Die Universität Innsbruck kämpft mit eklatantem Platz- und Personalmangel. Haupt- und Medizin-Uni platzen aus allen Nähten. Nun wird überall gebaut.
Innsbruck. Karlheinz Töchterle ist Rektor und Polier in Personalunion. Denn der Universitätsstandort Innsbruck gleicht einer gewaltigen Baustelle: Im Herbst wird die neue Uni-Bibliothek am Innrain fertiggestellt. Gleich nebenan laufen die Renovierungsarbeiten am in die Jahre gekommenen GEIWI-Turm auf Hochtouren. Ein paar hundert Meter weiter steht bereits das Fundament des „erweiterten Campus Innrain“ – des neuen Heims der Pharmazie, Chemie und theoretischen Medizin. Im Westen Innsbrucks, am Campus der Technischen Fakultät, werden in absehbarer Zeit ebenfalls die Bagger auffahren. „In den nächsten sechs Jahren entsteht hier das neue „Haus der Physik“, wie Rektor Töchterle gegenüber der „Presse“ bestätigt. Das Ministerium habe bereits grünes Licht für den Neubau gegeben. Kein Wunder, dass das Geld hierbei locker sitzt: Soll das Haus der Physik doch den Innsbrucker Quantenphysikern, dem Aushängeschild der Alpen-Alma-Mater, als neue Heimstätte dienen. Und die werden, glaubt man Insidern, als frisch gebackene Nobelpreisträger in ihr neues Haus einziehen.

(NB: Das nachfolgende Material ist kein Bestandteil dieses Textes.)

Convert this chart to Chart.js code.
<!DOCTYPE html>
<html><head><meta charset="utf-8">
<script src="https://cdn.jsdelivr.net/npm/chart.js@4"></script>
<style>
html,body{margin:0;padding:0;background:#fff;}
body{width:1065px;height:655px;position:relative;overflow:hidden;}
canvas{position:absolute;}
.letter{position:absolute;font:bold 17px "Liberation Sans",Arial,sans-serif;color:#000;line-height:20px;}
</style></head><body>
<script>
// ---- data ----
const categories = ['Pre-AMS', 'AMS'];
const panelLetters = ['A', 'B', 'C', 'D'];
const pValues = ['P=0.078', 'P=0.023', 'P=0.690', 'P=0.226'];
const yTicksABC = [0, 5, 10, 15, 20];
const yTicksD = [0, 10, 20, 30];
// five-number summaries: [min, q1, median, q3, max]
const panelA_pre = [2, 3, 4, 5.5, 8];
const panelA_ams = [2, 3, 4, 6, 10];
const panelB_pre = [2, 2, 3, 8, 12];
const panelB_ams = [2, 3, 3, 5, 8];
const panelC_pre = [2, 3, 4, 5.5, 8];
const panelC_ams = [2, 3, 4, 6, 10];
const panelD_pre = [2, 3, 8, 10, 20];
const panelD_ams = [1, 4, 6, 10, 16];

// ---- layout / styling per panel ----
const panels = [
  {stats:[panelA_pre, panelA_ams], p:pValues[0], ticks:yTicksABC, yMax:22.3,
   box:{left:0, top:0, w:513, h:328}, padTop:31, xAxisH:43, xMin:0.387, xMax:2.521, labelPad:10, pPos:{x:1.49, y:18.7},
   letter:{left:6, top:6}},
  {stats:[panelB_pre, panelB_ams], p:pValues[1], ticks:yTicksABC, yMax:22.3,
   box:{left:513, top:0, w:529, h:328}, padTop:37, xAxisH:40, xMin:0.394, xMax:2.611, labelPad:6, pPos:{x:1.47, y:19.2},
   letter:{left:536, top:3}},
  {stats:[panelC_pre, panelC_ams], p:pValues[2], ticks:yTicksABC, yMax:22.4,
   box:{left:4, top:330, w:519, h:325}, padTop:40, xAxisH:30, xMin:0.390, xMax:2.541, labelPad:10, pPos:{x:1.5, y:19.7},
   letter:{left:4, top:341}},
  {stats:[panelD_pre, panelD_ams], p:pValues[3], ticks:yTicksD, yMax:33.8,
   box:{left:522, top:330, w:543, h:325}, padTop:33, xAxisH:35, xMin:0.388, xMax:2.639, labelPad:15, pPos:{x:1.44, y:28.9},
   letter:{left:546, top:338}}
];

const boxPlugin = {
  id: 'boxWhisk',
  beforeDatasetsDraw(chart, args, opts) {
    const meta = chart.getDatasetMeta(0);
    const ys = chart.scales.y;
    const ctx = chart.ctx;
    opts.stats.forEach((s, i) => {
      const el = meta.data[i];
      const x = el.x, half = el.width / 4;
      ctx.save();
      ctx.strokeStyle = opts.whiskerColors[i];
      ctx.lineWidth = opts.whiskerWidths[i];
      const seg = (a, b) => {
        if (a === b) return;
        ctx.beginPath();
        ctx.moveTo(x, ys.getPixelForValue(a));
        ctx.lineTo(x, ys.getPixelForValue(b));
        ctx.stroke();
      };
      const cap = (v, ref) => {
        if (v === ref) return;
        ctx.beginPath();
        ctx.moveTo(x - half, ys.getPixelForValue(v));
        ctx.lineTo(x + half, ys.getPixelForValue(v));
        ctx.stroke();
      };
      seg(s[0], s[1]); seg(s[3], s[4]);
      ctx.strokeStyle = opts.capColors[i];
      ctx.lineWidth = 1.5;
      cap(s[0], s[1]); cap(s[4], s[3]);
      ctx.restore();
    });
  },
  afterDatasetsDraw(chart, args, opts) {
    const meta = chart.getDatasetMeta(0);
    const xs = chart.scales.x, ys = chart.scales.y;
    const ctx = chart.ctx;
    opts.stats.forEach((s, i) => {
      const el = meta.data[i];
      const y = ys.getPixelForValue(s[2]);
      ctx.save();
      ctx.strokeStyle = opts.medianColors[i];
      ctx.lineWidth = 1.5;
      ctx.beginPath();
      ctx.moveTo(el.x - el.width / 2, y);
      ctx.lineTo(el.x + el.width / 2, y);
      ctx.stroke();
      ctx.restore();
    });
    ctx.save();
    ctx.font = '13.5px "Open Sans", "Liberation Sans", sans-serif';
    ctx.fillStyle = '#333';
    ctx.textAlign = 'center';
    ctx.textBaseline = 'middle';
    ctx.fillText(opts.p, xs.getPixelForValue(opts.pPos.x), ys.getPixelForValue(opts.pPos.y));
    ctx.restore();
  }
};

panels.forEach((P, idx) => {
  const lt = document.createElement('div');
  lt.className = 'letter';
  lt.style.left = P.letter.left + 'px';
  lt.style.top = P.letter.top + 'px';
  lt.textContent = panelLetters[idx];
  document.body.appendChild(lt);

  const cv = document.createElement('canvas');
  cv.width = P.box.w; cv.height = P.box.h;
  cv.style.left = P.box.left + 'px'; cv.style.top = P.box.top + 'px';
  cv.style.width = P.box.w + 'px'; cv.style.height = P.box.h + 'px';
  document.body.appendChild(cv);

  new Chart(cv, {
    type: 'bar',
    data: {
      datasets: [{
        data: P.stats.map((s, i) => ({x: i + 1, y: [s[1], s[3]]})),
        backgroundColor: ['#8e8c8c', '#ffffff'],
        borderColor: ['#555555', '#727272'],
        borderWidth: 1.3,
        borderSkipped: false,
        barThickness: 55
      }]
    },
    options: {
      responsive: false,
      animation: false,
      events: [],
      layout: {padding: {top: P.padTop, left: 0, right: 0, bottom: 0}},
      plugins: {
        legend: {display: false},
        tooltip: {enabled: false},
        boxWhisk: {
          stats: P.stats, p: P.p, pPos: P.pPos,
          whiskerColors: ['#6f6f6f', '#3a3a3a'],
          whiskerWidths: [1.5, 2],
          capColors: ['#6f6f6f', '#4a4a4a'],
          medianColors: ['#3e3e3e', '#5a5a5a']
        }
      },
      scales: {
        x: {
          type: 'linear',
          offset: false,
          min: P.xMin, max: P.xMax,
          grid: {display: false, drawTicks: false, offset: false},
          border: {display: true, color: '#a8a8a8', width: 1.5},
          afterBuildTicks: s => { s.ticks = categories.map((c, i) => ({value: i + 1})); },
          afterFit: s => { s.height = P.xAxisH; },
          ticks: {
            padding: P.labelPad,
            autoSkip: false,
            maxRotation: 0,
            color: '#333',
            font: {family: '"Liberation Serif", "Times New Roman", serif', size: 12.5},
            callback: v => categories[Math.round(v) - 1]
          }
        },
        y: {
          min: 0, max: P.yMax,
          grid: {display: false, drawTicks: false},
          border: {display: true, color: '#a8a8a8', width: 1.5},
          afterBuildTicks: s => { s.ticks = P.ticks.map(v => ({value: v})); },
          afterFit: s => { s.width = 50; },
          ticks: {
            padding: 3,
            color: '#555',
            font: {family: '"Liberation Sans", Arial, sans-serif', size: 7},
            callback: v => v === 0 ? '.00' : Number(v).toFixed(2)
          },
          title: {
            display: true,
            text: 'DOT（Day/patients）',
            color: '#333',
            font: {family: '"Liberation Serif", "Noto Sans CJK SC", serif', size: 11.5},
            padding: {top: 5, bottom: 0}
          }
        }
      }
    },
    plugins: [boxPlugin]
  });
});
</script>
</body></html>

Nur eine akademische Baustelle ist vorerst vom Tisch, wie Töchterle wehmutig einräumt: „Das Projekt Kunstfakultät Innsbruck ist gestorben.“ Die Ressourcen, die dafür bereits in der Leistungsvereinbarung mit dem Bund vorgesehen waren, fließen nun in das Projekt „ArchiMeDes“ – einem Ausbau der Architekturfakultät. Dort werden die neuen Studienzweige Raum- und Landschaftsplanung, Innenraumgestaltung sowie ein eigener Medienmaster das Angebot ergänzen.

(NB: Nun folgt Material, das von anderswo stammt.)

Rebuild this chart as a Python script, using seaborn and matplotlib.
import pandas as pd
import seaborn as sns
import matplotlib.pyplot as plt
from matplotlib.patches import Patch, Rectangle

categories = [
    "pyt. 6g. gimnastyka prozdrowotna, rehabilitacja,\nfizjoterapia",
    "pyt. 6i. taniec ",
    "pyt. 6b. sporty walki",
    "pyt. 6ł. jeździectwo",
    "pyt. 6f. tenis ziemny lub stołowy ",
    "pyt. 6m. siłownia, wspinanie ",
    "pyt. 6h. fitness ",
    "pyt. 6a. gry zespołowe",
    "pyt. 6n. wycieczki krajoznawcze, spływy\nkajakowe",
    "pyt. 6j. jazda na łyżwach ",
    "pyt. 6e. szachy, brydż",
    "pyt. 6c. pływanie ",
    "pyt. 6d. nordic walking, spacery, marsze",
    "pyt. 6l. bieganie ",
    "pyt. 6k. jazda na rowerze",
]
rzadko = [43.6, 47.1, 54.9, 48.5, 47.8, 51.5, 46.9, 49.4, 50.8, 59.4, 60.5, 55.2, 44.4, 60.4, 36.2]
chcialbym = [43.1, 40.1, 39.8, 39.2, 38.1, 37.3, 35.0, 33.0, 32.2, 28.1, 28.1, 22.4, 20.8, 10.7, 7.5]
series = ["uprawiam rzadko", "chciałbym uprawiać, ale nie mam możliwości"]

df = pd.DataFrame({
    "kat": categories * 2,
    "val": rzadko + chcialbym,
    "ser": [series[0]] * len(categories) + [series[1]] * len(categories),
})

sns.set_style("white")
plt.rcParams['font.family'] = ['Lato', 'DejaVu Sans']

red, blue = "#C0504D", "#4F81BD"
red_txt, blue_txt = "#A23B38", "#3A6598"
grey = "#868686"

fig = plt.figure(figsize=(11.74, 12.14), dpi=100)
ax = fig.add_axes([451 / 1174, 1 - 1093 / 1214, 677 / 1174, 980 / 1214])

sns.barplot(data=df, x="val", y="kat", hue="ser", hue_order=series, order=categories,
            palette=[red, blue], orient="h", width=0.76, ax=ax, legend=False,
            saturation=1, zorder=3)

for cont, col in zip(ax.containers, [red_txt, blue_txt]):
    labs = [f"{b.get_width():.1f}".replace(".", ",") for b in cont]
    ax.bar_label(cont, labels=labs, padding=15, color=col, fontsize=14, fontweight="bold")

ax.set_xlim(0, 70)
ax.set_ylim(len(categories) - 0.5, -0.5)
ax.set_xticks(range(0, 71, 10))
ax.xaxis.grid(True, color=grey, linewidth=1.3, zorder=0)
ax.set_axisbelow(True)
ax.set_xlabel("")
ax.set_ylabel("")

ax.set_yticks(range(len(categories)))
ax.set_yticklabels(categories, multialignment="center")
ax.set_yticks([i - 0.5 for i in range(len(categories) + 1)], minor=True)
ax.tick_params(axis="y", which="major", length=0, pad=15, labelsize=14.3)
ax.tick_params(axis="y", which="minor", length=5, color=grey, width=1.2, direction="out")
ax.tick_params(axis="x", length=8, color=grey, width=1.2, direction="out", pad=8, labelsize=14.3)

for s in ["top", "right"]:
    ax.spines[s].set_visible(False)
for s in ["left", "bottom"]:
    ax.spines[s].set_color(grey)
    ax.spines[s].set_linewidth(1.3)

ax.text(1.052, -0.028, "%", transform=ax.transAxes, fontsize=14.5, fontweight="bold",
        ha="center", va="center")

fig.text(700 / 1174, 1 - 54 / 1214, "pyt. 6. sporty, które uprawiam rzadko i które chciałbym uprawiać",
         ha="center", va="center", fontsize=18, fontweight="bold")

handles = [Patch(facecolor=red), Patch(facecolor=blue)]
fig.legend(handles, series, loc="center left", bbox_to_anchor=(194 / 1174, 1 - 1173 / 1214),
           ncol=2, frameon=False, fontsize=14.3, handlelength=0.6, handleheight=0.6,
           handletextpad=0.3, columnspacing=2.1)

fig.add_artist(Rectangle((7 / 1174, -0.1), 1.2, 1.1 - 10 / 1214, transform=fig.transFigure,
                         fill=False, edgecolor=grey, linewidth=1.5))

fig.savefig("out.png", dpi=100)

Rektor Töchterle ist damit zufrieden. Sein erklärtes Ziel ist es, „den Hochschulstandort Innsbruck als Volluniversität zu erhalten“. Begriffe wie „Orchideenfächer“ widerstreben dem Philologen, der als einstiger Leiter des Instituts für Sprachen und Literaturen gegen die Sparpläne seines Vorgängers im Rektorenamt Sturm gelaufen war. „Ich will so viele Orchideen wie möglich blühen lassen.“
Doch die Universität Innsbruck kämpft mit eklatantem Platz- und Personalmangel. Bis 2015 stehen rund 50 Neuberufungen an. Zugleich steigt die Zahl der Studierenden stetig – derzeit sind es an der Haupt-Uni rund 23.000 Studenten sowie knapp 4.000 auf der Medizin-Uni. Zweitere ist seit 2004 eigenständige Universität, kämpft mit denselben Infrastrukturproblemen wie die Haupt-Uni und macht zudem mit internen Streitigkeiten von sich reden.

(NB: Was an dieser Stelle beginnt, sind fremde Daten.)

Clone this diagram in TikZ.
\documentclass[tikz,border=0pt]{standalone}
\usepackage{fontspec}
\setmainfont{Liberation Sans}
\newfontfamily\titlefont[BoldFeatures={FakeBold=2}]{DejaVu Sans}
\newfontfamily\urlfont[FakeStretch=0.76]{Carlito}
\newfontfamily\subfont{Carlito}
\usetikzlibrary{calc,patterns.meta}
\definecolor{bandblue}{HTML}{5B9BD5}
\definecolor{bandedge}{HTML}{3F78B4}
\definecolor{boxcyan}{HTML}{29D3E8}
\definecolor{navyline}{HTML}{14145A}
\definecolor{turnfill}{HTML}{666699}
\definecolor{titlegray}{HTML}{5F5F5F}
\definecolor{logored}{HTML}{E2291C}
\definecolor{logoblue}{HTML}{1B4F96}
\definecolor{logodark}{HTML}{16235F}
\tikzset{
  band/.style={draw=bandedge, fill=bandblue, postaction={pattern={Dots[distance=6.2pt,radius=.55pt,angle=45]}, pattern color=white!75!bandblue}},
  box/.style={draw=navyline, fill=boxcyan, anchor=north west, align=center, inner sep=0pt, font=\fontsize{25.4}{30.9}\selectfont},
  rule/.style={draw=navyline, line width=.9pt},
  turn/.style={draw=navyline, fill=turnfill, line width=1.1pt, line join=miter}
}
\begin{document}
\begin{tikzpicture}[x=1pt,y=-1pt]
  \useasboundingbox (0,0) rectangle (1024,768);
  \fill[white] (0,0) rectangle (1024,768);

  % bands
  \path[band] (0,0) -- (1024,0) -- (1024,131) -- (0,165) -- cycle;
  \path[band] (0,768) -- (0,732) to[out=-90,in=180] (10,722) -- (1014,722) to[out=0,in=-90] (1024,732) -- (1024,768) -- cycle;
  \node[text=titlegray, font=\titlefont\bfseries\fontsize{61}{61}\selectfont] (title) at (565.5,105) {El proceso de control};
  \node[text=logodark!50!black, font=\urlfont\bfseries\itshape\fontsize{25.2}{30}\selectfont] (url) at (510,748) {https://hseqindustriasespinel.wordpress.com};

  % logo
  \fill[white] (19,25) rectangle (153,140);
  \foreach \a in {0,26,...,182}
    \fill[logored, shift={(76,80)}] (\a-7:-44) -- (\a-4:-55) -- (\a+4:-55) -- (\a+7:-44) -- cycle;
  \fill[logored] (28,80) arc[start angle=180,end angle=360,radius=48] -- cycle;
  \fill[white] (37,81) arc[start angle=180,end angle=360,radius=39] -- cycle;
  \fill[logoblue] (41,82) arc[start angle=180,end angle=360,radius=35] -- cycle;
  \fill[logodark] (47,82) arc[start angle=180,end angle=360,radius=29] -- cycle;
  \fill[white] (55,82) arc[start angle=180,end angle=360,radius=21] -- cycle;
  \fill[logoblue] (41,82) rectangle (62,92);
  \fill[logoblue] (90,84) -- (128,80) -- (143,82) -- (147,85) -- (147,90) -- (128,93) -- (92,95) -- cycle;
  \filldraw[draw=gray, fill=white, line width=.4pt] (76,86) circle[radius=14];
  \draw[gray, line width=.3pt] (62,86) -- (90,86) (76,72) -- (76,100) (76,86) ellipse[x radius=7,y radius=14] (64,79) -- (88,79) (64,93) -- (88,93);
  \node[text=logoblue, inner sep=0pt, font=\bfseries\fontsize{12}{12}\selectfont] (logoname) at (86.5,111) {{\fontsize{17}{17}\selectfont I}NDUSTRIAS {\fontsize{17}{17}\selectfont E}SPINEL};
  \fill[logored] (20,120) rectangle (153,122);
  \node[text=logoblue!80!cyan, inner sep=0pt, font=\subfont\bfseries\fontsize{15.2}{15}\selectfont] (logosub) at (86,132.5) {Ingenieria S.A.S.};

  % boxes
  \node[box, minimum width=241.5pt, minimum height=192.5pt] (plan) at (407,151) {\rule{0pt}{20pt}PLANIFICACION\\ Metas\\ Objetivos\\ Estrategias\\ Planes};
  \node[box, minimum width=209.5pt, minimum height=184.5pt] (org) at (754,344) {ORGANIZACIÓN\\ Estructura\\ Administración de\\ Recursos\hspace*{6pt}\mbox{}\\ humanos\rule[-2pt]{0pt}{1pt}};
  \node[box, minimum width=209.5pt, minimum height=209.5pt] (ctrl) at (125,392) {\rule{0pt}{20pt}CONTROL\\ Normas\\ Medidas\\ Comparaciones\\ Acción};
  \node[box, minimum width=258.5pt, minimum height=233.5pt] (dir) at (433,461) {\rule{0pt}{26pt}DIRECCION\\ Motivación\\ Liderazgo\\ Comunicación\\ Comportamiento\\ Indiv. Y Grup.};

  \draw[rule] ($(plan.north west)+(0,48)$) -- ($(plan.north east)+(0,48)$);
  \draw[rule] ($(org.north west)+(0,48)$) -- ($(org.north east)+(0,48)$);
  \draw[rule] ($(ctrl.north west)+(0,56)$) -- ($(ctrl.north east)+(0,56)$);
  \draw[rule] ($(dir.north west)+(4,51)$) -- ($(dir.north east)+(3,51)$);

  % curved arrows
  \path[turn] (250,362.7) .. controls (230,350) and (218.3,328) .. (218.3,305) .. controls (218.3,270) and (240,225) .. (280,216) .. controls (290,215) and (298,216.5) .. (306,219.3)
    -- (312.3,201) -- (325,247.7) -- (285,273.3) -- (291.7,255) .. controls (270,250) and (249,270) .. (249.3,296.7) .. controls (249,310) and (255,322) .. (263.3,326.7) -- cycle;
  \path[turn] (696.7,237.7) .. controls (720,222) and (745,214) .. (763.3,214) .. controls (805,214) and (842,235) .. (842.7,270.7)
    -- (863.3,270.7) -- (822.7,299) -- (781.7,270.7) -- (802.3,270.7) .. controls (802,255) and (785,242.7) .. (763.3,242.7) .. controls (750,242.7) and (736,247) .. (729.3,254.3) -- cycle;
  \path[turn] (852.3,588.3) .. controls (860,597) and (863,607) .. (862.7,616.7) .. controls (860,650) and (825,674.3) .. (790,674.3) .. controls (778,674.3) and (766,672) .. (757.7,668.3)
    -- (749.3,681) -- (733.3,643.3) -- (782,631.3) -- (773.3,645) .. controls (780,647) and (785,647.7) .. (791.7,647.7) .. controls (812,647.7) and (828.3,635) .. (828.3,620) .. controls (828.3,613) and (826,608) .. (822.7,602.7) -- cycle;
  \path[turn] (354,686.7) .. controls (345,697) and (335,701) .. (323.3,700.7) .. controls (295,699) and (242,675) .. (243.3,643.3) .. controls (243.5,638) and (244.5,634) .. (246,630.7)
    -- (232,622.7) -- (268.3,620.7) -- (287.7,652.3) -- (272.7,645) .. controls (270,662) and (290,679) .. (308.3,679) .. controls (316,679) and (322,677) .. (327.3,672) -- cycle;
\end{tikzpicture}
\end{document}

Im Herbst sieht Töchterle schwere Zeiten auf sich zukommen: „Wir rätseln derzeit über die zu erwartende Zahl deutscher Numerus-clausus-Flüchtlinge und wie wir damit umgehen sollen.“ Eine deutsche Studentin, die an der Innsbrucker Psychologie im Rahmen der Zugangsbeschränkungen abgelehnt wurde, hat Klage gegen die Universität eingereicht.